# Can I report and block spam?



## nightjar (Jul 29, 2007)

I just got a ad from Luxpurse, who was listed as banned. However, all I could see was the option to delete. I'm wondering if there is an option to report and block senders. 

I recommend that if there is a option to do so that it could be made available


----------



## GB (Jul 29, 2007)

Was it a post or did they send you a private message? If it was a post then there is a "report post" link under their name in the post. If you click that then every Admin and Mod gets an email and we will take immediate action.

If it was a PM sent to you then feel free to PM any of the Admins or Mods and we will take care of it as well. We do not stand for spam here and jump on it as soon as possible. 
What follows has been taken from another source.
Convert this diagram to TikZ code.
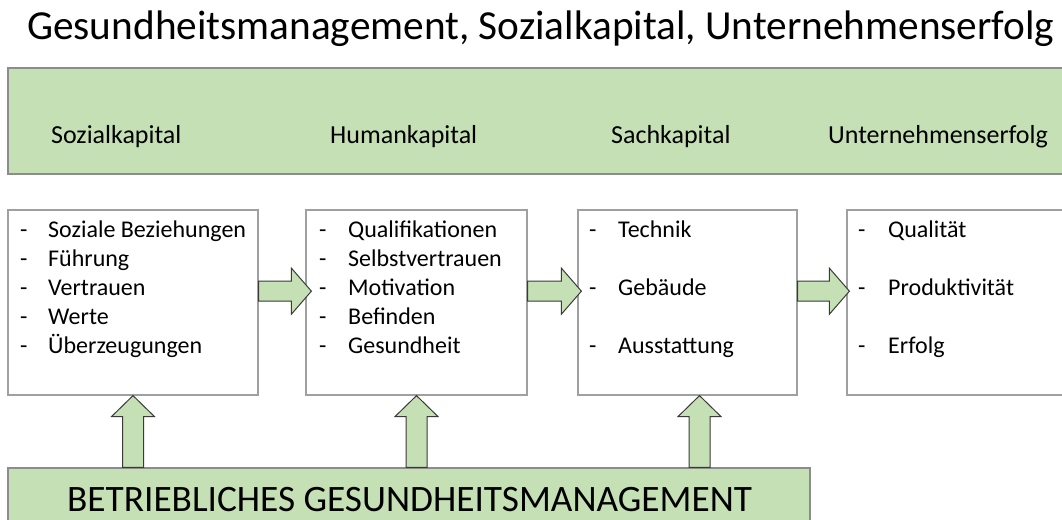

If the user is listed as banned then one of the Admins or Mods aready took care of it and you can delete the message (if it is a PM).


----------



## nightjar (Jul 30, 2007)

*spam*

I believe I already deleted it. I just want to know the procedure so you can deal w/ these knuckleheads. 

Thanks

Greg



			
				GB said:
			
		

> Was it a post or did they send you a private message? If it was a post then there is a "report post" link under their name in the post. If you click that then every Admin and Mod gets an email and we will take immediate action.
> 
> If it was a PM sent to you then feel free to PM any of the Admins or Mods and we will take care of it as well. We do not stand for spam here and jump on it as soon as possible.
> 
> If the user is listed as banned then one of the Admins or Mods aready took care of it and you can delete the message (if it is a PM).


----------